Outro tanto sucede com o adjectivo utilizado. As palavras contêm uma carga expressiva intrínseca, à qual não é estranho o uso e as escolhas que delas fazemos no quotidiano. A adjectivação como "Voluntária" implica uma percepção positiva que remete para o campo da valorização, quanto mais não seja por analogia: os voluntários, o voluntariado, a voluntariedade, são hoje em dia pessoas, fenómenos, actos extremamente apreciados e enaltecidos. A pragmática linguística, bem como a Retórica dos Clássicos, são pistas e disciplinas úteis para a compreensão daquilo que é o uso da Língua não como mero instrumento de comunicação, mas antes ou principalmente como arma de arremesso ou condicionador mental, para formatação da opinião e, em última análise, para a prossecução de determinados objectivos.
Aliás, como já várias pessoas referiram, a fórmula resulta em perfeito, completo, simples disparate, se atendermos ao facto de que postula duas vezes (em duplicado, portanto) o carácter voluntário do acto de abortar: depois de "interrupção voluntária", ainda se acrescenta "por opção da mulher"! Então, se é voluntária, havia de ser por opção de quem ou de quê? Ou, pela inversa mas na mesma, se é "por opção da mulher" poderia alguma vez não ser "voluntária"?

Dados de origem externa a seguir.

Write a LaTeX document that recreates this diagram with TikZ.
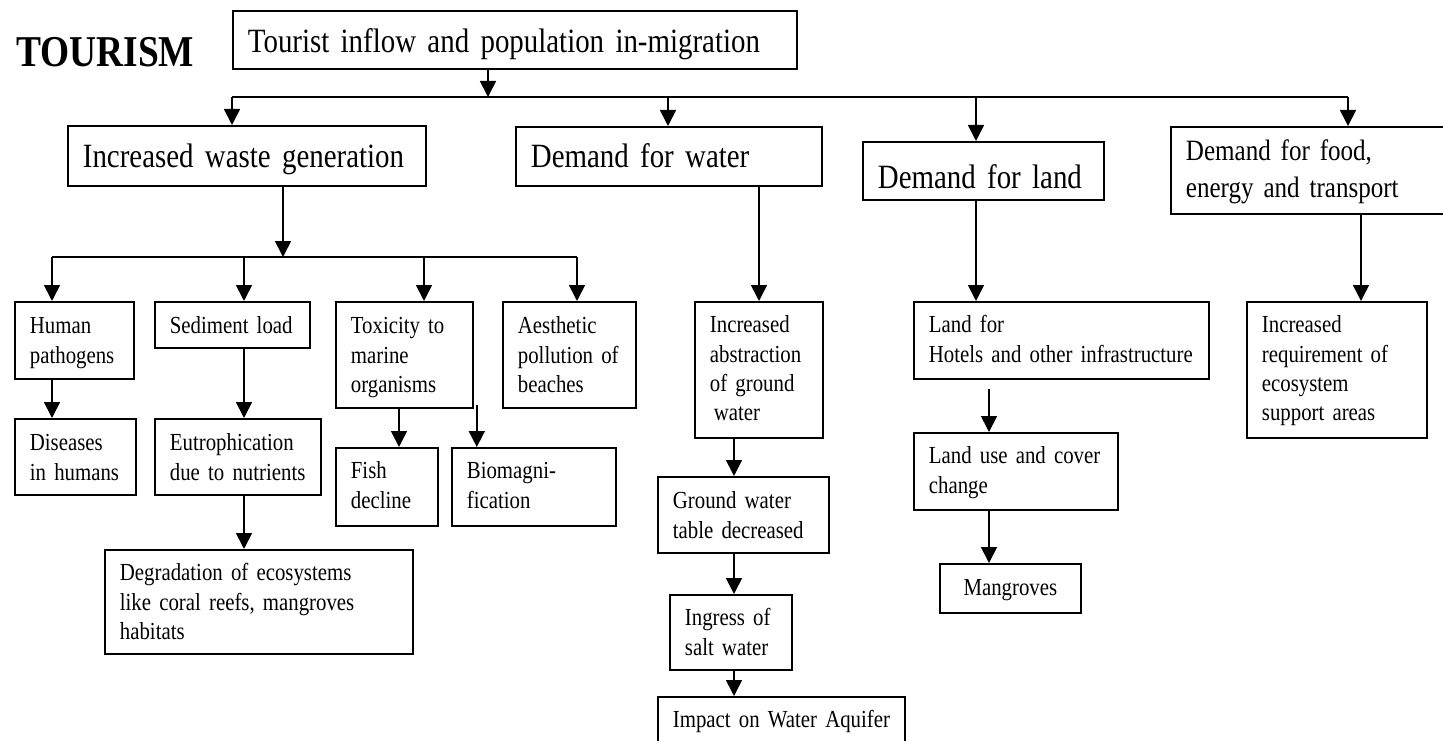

Note-se que, ao nível da discussão sobre o tema em apreço e, por consequência, ao nível do discurso interpessoal, a expressão completa "interrupção voluntária da gravidez" foi substituída pela sua sigla (IVG), que rapidamente se transformou em simples acrónimo: não se diz "aborto", é claro, e já nem sequer se utiliza a expressão politicamente arranjada para o efeito; depois de abolido da argumentação o significante mais próximo do significado, trocado aquele por uma expressão carregada de inocuidade, liquida-se ainda esta, através da lei do menor esforço, e passa a utilizar-se simplesmente um conjunto de letras que soa a algo de indefinível e, agora sim, despido de qualquer valor referencial: IVG, "a ivêgê", tem reminiscências de coisa técnica, avançada, progressista, qualquer coisa parecida com TGV, BCG ou RGB.
A acronimia representa, quando aplicada a uma questão tão delicada como o aborto, mais uma prova de que as palavras estão realmente armadilhadas, com a finalidade última e única de acabar por vencer pela força o que a razão impede: pela força da engenharia linguística, utilizando as palavras como bombas, pretende-se rebentar a capacidade de discernimento das pessoas.
E poderá perfeitamente ser isso o que vai acontecer no próximo dia 11: as palavras vão rebentar nas mãos daqueles que já se julgam vencedores e na consciência dos que se deixaram enganar.
Enganados, porque lhes dizem que se trata apenas de uma questão legal, quando essa é apenas a primeira de três questões.
Enganados, porque lhes sugerem que "ivêgê" não é o mesmo que "aborto".
Enganados, porque ninguém os avisou de que "a pedido" é o mesmo que "sempre que quiser".
Enganados, porque - se depois das dez semanas é crime - então o aborto clandestino depois das dez semanas continuará a existir.
Enganados porque - se depois das dez semanas é crime - o aborto antes das dez semanas passa a ser urgência hospitalar, gratuita e prioritária.
Mas enfim, se foram enganados, é natural, a culpa foi das palavras, não foi de ninguém em particular.